His father, Thomas T. Cooke, established the first circus in Edinburgh in 1835. James often toured Scotland, where he had full command of the equestrian business and was particularly popular in Edinburgh. On May 12, 1836, he made an appearance in Perth, Scotland, under the banner of Cooke's New Royal Circus.

Shortly after 1836, James Cooke became proprietor of his own circus. He led the traveling circus from around 1837 to 1849.

On May 16, 1840, in Edinburgh, James Cooke performed 'on a splendid charger' as Corporal John Shaw, the Life Guardsman from the Battle of Waterloo, and appeared as Ramo Taj Mahal, an Indian magician, executing feats on three horses.

He also performed in hippodramas, taking on various Shakespearean characters including Falstaff, Shylock, and Richard III.

From January 1847 to November 1848, he made appearances in Edinburgh, Leith, Arbroath, Stirling, Falkirk, Greenock, Glasgow, and Dundee. He briefly retired from the profession in 1849 and, in April, auctioned his trained horses, ponies, carriages, wardrobe, and other circus property. Retiring with a modest fortune, he purchased a rural property near Dalkeith. Though he lived there for a year, his active disposition and deep affection for circus life led him to collect and train a new stable of horses. In 1850, he resumed work as a circus manager and continued a successful career for the next six years.

James Cooke's Circus began playing in Sunderland in 1851. Afterward, he completed a successful season in Newcastle upon Tyne. His tenting season began in May 1852. He toured from Aberdeen in December 1852 to Dundee in February 1853, arriving in Glasgow that May. Around this time, his brother William began leasing Astley's Amphitheatre in London.

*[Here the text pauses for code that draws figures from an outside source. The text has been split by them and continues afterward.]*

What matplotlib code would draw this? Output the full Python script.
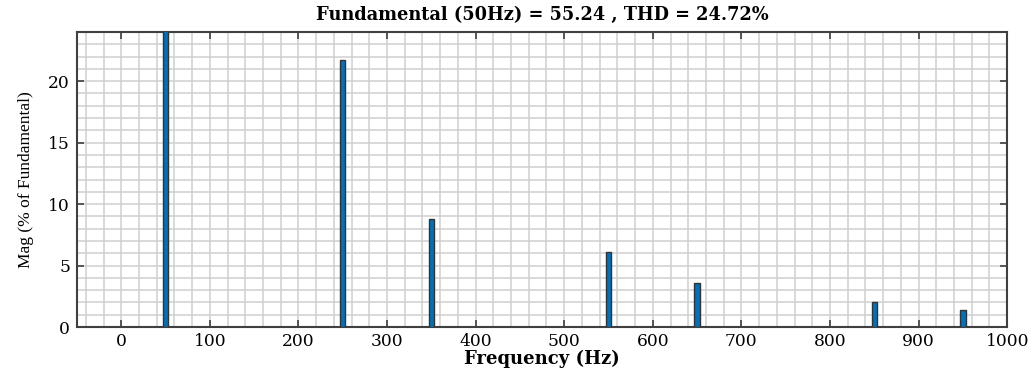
import numpy as np
import matplotlib
matplotlib.use('Agg')
import matplotlib.pyplot as plt
from matplotlib.ticker import MultipleLocator

# harmonic spectrum (% of fundamental)
freq = [50, 250, 350, 550, 650, 850, 950]
mag = [100.0, 21.7, 8.78, 6.1, 3.55, 2.06, 1.42]

title = 'Fundamental (50Hz) = 55.24 , THD = 24.72%'

fig = plt.figure(figsize=(10.33, 3.68), dpi=100)
ax = fig.add_axes([0.0745, 0.1114, 0.9005, 0.8016])

ax.bar(freq, mag, width=6, color='#0072BD', edgecolor='#333333', linewidth=1.0, zorder=3)

ax.set_xlim(-50, 1000)
ax.set_ylim(0, 24)
ax.xaxis.set_major_locator(MultipleLocator(100))
ax.xaxis.set_minor_locator(MultipleLocator(20))
ax.yaxis.set_major_locator(MultipleLocator(5))
ax.yaxis.set_minor_locator(MultipleLocator(1))

ax.set_axisbelow(True)
ax.grid(which='both', color='#cfcfcf', linewidth=1.1)

ax.tick_params(which='major', direction='in', length=5, width=1.2, color='#404040',
               top=True, right=True, labelsize=12.3, pad=4)
ax.tick_params(axis='y', pad=5)
ax.tick_params(which='minor', length=0)
for lab in ax.get_xticklabels() + ax.get_yticklabels():
    lab.set_family('DejaVu Serif')

for s in ax.spines.values():
    s.set_color('#404040')
    s.set_linewidth(1.5)

ax.set_title(title, family='DejaVu Serif', fontweight='bold', fontsize=12.8, pad=9)
ax.set_xlabel('Frequency (Hz)', family='DejaVu Serif', fontweight='bold', fontsize=13, labelpad=0)
ax.set_ylabel('Mag (% of Fundamental)', family='Liberation Serif', fontsize=12.5, labelpad=10)

plt.savefig('out.png', dpi=100)
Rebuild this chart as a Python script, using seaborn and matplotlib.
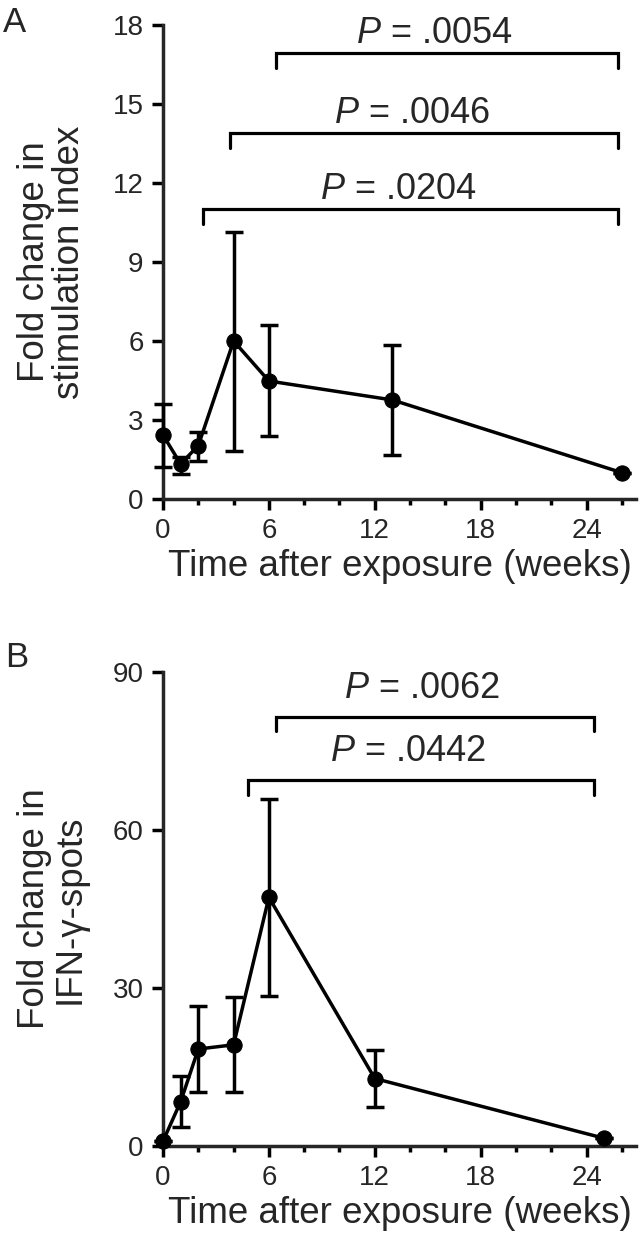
import numpy as np
import pandas as pd
import seaborn as sns
import matplotlib
matplotlib.use('Agg')
import matplotlib.pyplot as plt

# Panel A: stimulation index
weeks_a = [0, 1, 2, 4, 6, 13, 26]
fold_a = [2.43, 1.33, 2.03, 6.0, 4.48, 3.76, 1.0]
low_a = [1.23, 0.95, 1.46, 1.82, 2.41, 1.66, 1.0]
high_a = [3.59, 1.6, 2.53, 10.15, 6.61, 5.86, 1.0]

# Panel B: IFN-gamma spots
weeks_b = [0, 1, 2, 4, 6, 12, 25]
fold_b = [0.9, 8.4, 18.4, 19.2, 47.2, 12.8, 1.45]
low_b = [0.9, 3.6, 10.2, 10.2, 28.5, 7.4, 1.45]
high_b = [0.9, 13.2, 26.5, 28.2, 65.8, 18.3, 1.45]

# significance brackets: start week, end week, height, label
brackets_a = [(6.4, 25.8, 16.92, '.0054'),
              (3.77, 25.8, 13.89, '.0046'),
              (2.27, 25.8, 11.0, '.0204')]
brackets_b = [(6.4, 24.4, 81.5, '.0062'),
              (4.8, 24.4, 69.4, '.0442')]

sns.set_style('ticks')
plt.rcParams['font.family'] = ['Liberation Sans', 'DejaVu Sans']
plt.rcParams['mathtext.fontset'] = 'custom'
plt.rcParams['mathtext.it'] = 'Liberation Sans:italic'
plt.rcParams['mathtext.rm'] = 'Liberation Sans'

fig = plt.figure(figsize=(6.43, 12.41), dpi=100)
ax_a = fig.add_axes([0.2535, 0.5979, 0.7356, 0.382])
ax_b = fig.add_axes([0.2535, 0.0766, 0.7356, 0.382])


def draw_panel(ax, weeks, fold, low, high, ymax, ystep, brackets, ylabel, tick_drop, text_off):
    df = pd.DataFrame({'week': weeks, 'fold': fold})
    yerr = [np.array(fold) - np.array(low), np.array(high) - np.array(fold)]
    ax.errorbar(weeks, fold, yerr=yerr, fmt='none', ecolor='black',
                elinewidth=2.5, capsize=6.5, capthick=2.5, clip_on=False, zorder=3)
    sns.lineplot(data=df, x='week', y='fold', ax=ax, color='black', lw=2.5,
                 marker='o', markersize=11, markeredgecolor='black',
                 clip_on=False, zorder=4)

    for x0, x1, y, lab in brackets:
        ax.plot([x0, x0, x1, x1], [y - tick_drop, y, y, y - tick_drop],
                color='black', lw=2.3, clip_on=False, solid_joinstyle='miter')
        ax.text((x0 + x1) / 2 - 0.7, y + text_off, r'$\it{P}$ = ' + lab,
                ha='center', va='baseline', fontsize=26)

    ax.set_xlim(0, 26.8)
    ax.set_ylim(0, ymax)
    ax.set_xticks([0, 6, 12, 18, 24])
    ax.set_xticks(np.arange(2, 27, 2), minor=True)
    ax.set_yticks(np.arange(0, ymax + 1, ystep))
    sns.despine(ax=ax)
    for s in ['left', 'bottom']:
        ax.spines[s].set_linewidth(2.5)
    ax.tick_params(axis='both', which='major', length=8, width=2.5,
                   labelsize=20, pad=6, color='black')
    ax.tick_params(axis='x', which='minor', length=4.5, width=2.5, color='black')
    ax.set_xlabel('Time after exposure (weeks)', fontsize=26.5)
    ax.set_ylabel(ylabel, fontsize=26.5, linespacing=1.0)
    ax.xaxis.set_label_coords(0.5, -0.105)
    ax.yaxis.set_label_coords(-0.16, 0.5)


draw_panel(ax_a, weeks_a, fold_a, low_a, high_a, 18, 3, brackets_a,
           'Fold change in\nstimulation index', 0.57, 0.4)
draw_panel(ax_b, weeks_b, fold_b, low_b, high_b, 90, 30, brackets_b,
           'Fold change in\nIFN-γ-spots', 2.7, 3.6)

fig.text(0.004, 1 - 32 / 1241, 'A', fontsize=25, va='baseline')
fig.text(0.008, 1 - 667 / 1241, 'B', fontsize=25, va='baseline')

fig.savefig('out.png', dpi=100)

James retired from professional equestrianism in 1856. Following his retirement, he settled in Portobello, Edinburgh.

==Personal life==
On February 8, 1836, James Cooke married Marian Clerk, daughter of George Clerk of Edinburgh. He had a daughter named Eliza Ann Cooke who also engaged in circus performances.

==Death==
James Thorpe Cooke died at 59 years old on 5 September 1869 in Portobello, Edinburgh. He succumbed to apoplexy.

==Legacy==
The young James Cooke, by Andrew Ducrow's own admission, exceeded him in various equestrian performances and was seen as his only legitimate rival in the art.